Ce jour-là, un jeune homme m’a intéressé, il recensait les noms de ceux qui s’intéressaient à leurs campagnes. Il se dévouait à sa mission. Je me suis dis : quel intérêt a-t-il à vouloir recenser ce grand monde ? Arrivé à mon niveau, moqueur et surtout d’humeur acariâtre, je lui ai dit : « Rien de cela ne m’intéresse et je ne veux pas qu’on m’inscrive sur votre liste. Je ne veux pas. » Je m’attendais à ce qu’il fût désagréable. Il ne l’a pas été. Il a fourni une bonne excuse et m’a dit : « Vous êtes si direct que je veux votre contact, pour moi-même. Acceptez de me le donner ! » Il se présenta à moi. « Je suis Mohamed Bakary Kéita, Secrétaire général du Conseil National des Jeunes de l’UFDG », me dit-il. Ayant tenu la promesse de ne pas m’inviter à leurs réunions politiques, nous avons échangé les contacts. Par la suite, il a été attachant et à chaque fois, il me disait : « Viens avec nous à l’UFDG. » Ma réponse était invariablement : non. Je n’ai pas le temps pour les réunions et encore moins l’énergie pour haranguer les foules. J’aime la liberté et je ne veux pas la perdre. La politique n’est pas un monde qui me convient.
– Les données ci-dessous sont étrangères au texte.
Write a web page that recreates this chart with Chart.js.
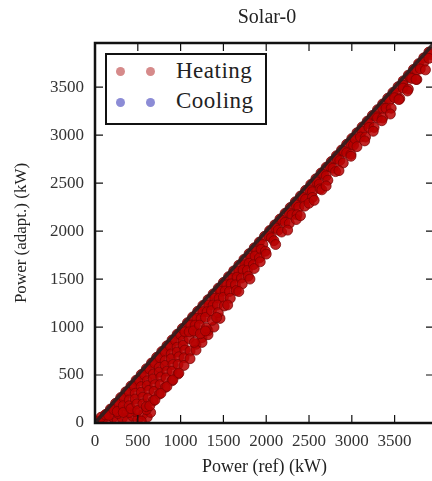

Une fois, j’ai voulu le prendre en défaut dans ses propos lorsque, ayant décidé de distribuer nos tracts contre la réforme constitutionnelle, je lui ai dit de les faire lire par d’autres citoyens. Son parti est du FNDC et nous autres avions une approche opposée à celle de cette entité. J’ai été favorablement surpris quand il a fait photocopier plusieurs exemplaires et s’est employé lui-même à les distribuer aux gens. S’il n’avait pas agréé nos approches pacifiques, il ne l’aurait jamais fait. Cet homme que j’ai connu est humble, courtois, honnête, engagé, mais foncièrement pacifique.
Il se faisait toujours accompagner de son assistant qui admirait nos conversations. Ce dernier était pointilleux, attentif et taciturne. Il n’était pas un zélateur. Bien qu’il fût un immense gaillard noir et musclé, il était doux dans ses rapports avec autrui et est affable. Tel est Amadou Diogo Barry. Il est enseignant et un homme pondéré. Il m’a toujours parlé de ses élèves et aussi de sa passion pour l’enseignement. A chaque fois que j’ai eu l’occasion de rencontrer Diogo, nous avons parlé de nos passions communes : enseignement, mathématiques et lecture. Il m’a toujours dit qu’il ressentait une grande joie quand il était face à ses élèves.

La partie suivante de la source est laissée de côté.